_Exercise:_ Do any lines in the data below contain "matplotlib"? If so, copy every one of them.

_Source data:_
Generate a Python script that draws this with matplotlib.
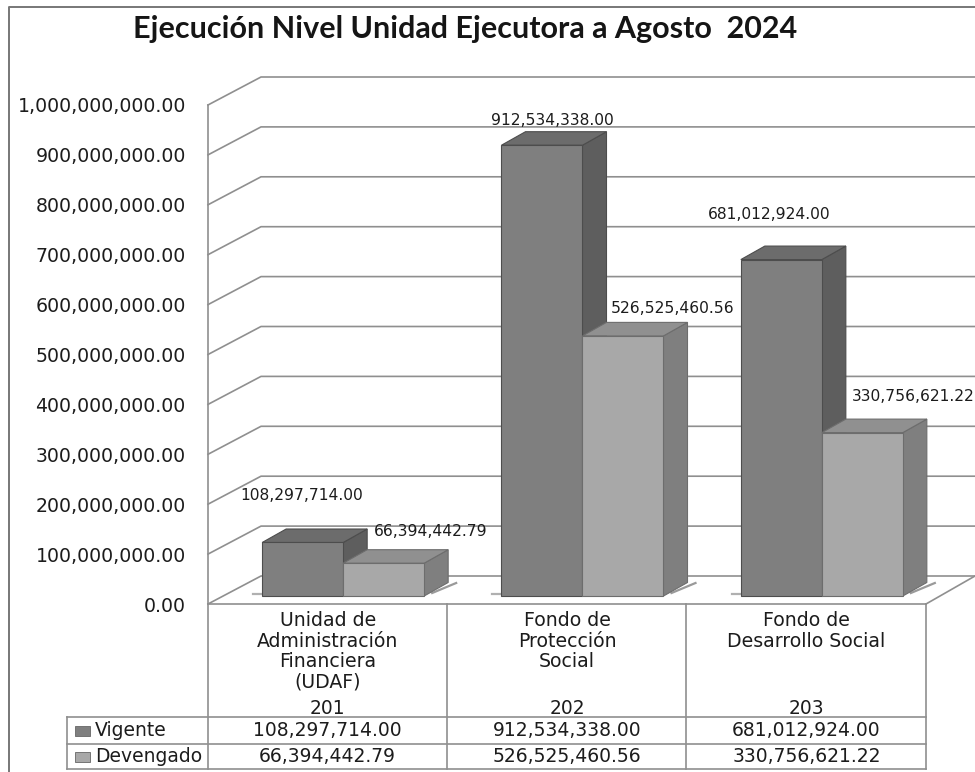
import matplotlib
matplotlib.use("Agg")
import matplotlib.pyplot as plt
from matplotlib.ticker import FuncFormatter

title = "Ejecución Nivel Unidad Ejecutora a Agosto  2024"
codes = ["201", "202", "203"]
categories = ["Unidad de\nAdministración\nFinanciera\n(UDAF)", "Fondo de\nProtección\nSocial", "Fondo de\nDesarrollo Social"]
series_names = ["Vigente", "Devengado"]
vigente = [108297714.00, 912534338.00, 681012924.00]
devengado = [66394442.79, 526525460.56, 330756621.22]
y_ticks = [i * 100000000 for i in range(11)]

W, H = 975, 772
L, R, T, B = 208, 926, 105, 604
LINE = "#8f8f8f"
TEXT = "#1c1c1c"
FRONT = ["#7f7f7f", "#a8a8a8"]
TOP = ["#6c6c6c", "#909090"]
SIDE = ["#5e5e5e", "#7f7f7f"]
label_offsets = [[(-1, 47), (47, 32)], [(10, 25), (50, 27)], [(-12, 45), (51, 36)]]
perspective = 0.99  # bars stand slightly further back than the front wall

plt.rcParams["font.family"] = "DejaVu Sans"
fig = plt.figure(figsize=(W / 100, H / 100), dpi=100, facecolor="white")

# page furniture in pixel coordinates
bg = fig.add_axes([0, 0, 1, 1], zorder=0)
bg.set_xlim(0, W); bg.set_ylim(H, 0); bg.axis("off")
bg.plot([9, 9, W], [H, 7, 7], color="#777777", lw=1.4)
for y in (717, 744, 769):
    bg.plot([67, R], [y, y], color=LINE, lw=1.2)
bg.plot([L, R], [B, B], color=LINE, lw=1.2)
bg.plot([67, 67], [717, 769], color=LINE, lw=1.2)
for x in (L, 447, 686, R):
    bg.plot([x, x], [B, 769], color=LINE, lw=1.2)

ax = fig.add_axes([L / W, 1 - B / H, (R - L) / W, (B - T) / H], zorder=1)
ax.patch.set_visible(False)
ax.set_xlim(-0.5, 2.5)
ax.set_ylim(0, 1e9)
for s in ax.spines.values():
    s.set_visible(False)
ax.set_xticks([])
ax.set_yticks(y_ticks)
ax.yaxis.set_major_formatter(FuncFormatter(lambda v, _: f"{v:,.2f}"))
ax.tick_params(axis="y", length=0, pad=16, labelsize=13.6, labelcolor=TEXT)

px_x = 3.0 / (R - L)
px_y = 1e9 / (B - T)
dx_wall, dy_wall = 53 * px_x, 28 * px_y
x0 = -0.5
x_end = x0 + (W - L) * px_x

ax.plot([x0, x0], [0, 1e9], color=LINE, lw=1.2, clip_on=False)
for v in y_ticks:
    ax.plot([x0, x0 + dx_wall, x_end], [v, v + dy_wall, v + dy_wall], color=LINE, lw=1.2, clip_on=False)
ax.plot([2.5, 2.5 + dx_wall * 49 / 53], [0, dy_wall], color=LINE, lw=1.2, clip_on=False)

bar_w = 81 * px_x
dep_x, dep_y = 24 * px_x, 13.5 * px_y
base = 8 * px_y
start = -65.5 * px_x
for i in range(len(categories)):
    # small floor shadows beside the pair of bars
    left = i + start
    right = left + 2 * bar_w
    ax.plot([left - 9 * px_x, left], [base + 2 * px_y, base + 2 * px_y], color="#b0b0b0", lw=1.6, clip_on=False, zorder=2)
    ax.plot([right + 8 * px_x, right + 32 * px_x], [base + 3 * px_y, base + 13 * px_y], color="#9a9a9a", lw=1.6, clip_on=False, zorder=2)
    for j, vals in enumerate((vigente, devengado)):
        v = vals[i]
        a = i + start + j * bar_w
        b = a + bar_w
        top = base + v * perspective
        ec = "#4d4d4d" if j == 0 else "#6d6d6d"
        ax.fill([b, b + dep_x, b + dep_x, b], [base, base + dep_y, top + dep_y, top],
                fc=SIDE[j], ec=ec, lw=0.8, clip_on=False, zorder=3 + j)
        ax.fill([a, a + dep_x, b + dep_x, b], [top, top + dep_y, top + dep_y, top],
                fc=TOP[j], ec=ec, lw=0.8, clip_on=False, zorder=3 + j)
        ax.fill([a, b, b, a], [base, base, top, top],
                fc=FRONT[j], ec=ec, lw=0.8, clip_on=False, zorder=3 + j)
        ox, oy = label_offsets[i][j]
        ax.annotate(f"{v:,.2f}", xy=((a + b) / 2, top), xytext=(ox, oy), textcoords="offset pixels",
                    ha="center", va="center", fontsize=11.2, color=TEXT,
                    annotation_clip=False, zorder=8)

# title, category labels and data table
fig.text(465 / W, 1 - 29 / H, title, family="Lato", weight="bold", fontsize=22,
         ha="center", va="center", color="#151515")
for i, (cat, code) in enumerate(zip(categories, codes)):
    cx = L + 239.33 * (i + 0.5)
    bg.text(cx, 611, cat, ha="center", va="top", fontsize=13.6, linespacing=1.11, color=TEXT)
    bg.text(cx, 708, code, ha="center", va="center", fontsize=13.4, color=TEXT)
    bg.text(cx, 731, f"{vigente[i]:,.2f}", ha="center", va="center", fontsize=13.5, color=TEXT)
    bg.text(cx, 757, f"{devengado[i]:,.2f}", ha="center", va="center", fontsize=13.5, color=TEXT)
for name, y, c in zip(series_names, (731, 757), FRONT):
    bg.fill([75, 90, 90, 75], [y - 5, y - 5, y + 5, y + 5], fc=c, ec="#666666", lw=0.6)
    bg.text(95, y, name, ha="left", va="center", fontsize=13.5, color=TEXT)

fig.savefig("out.png", dpi=100)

_Exercise result:_
Generate a Python script that draws this with matplotlib.
import matplotlib
matplotlib.use("Agg")
import matplotlib.pyplot as plt
from matplotlib.ticker import FuncFormatter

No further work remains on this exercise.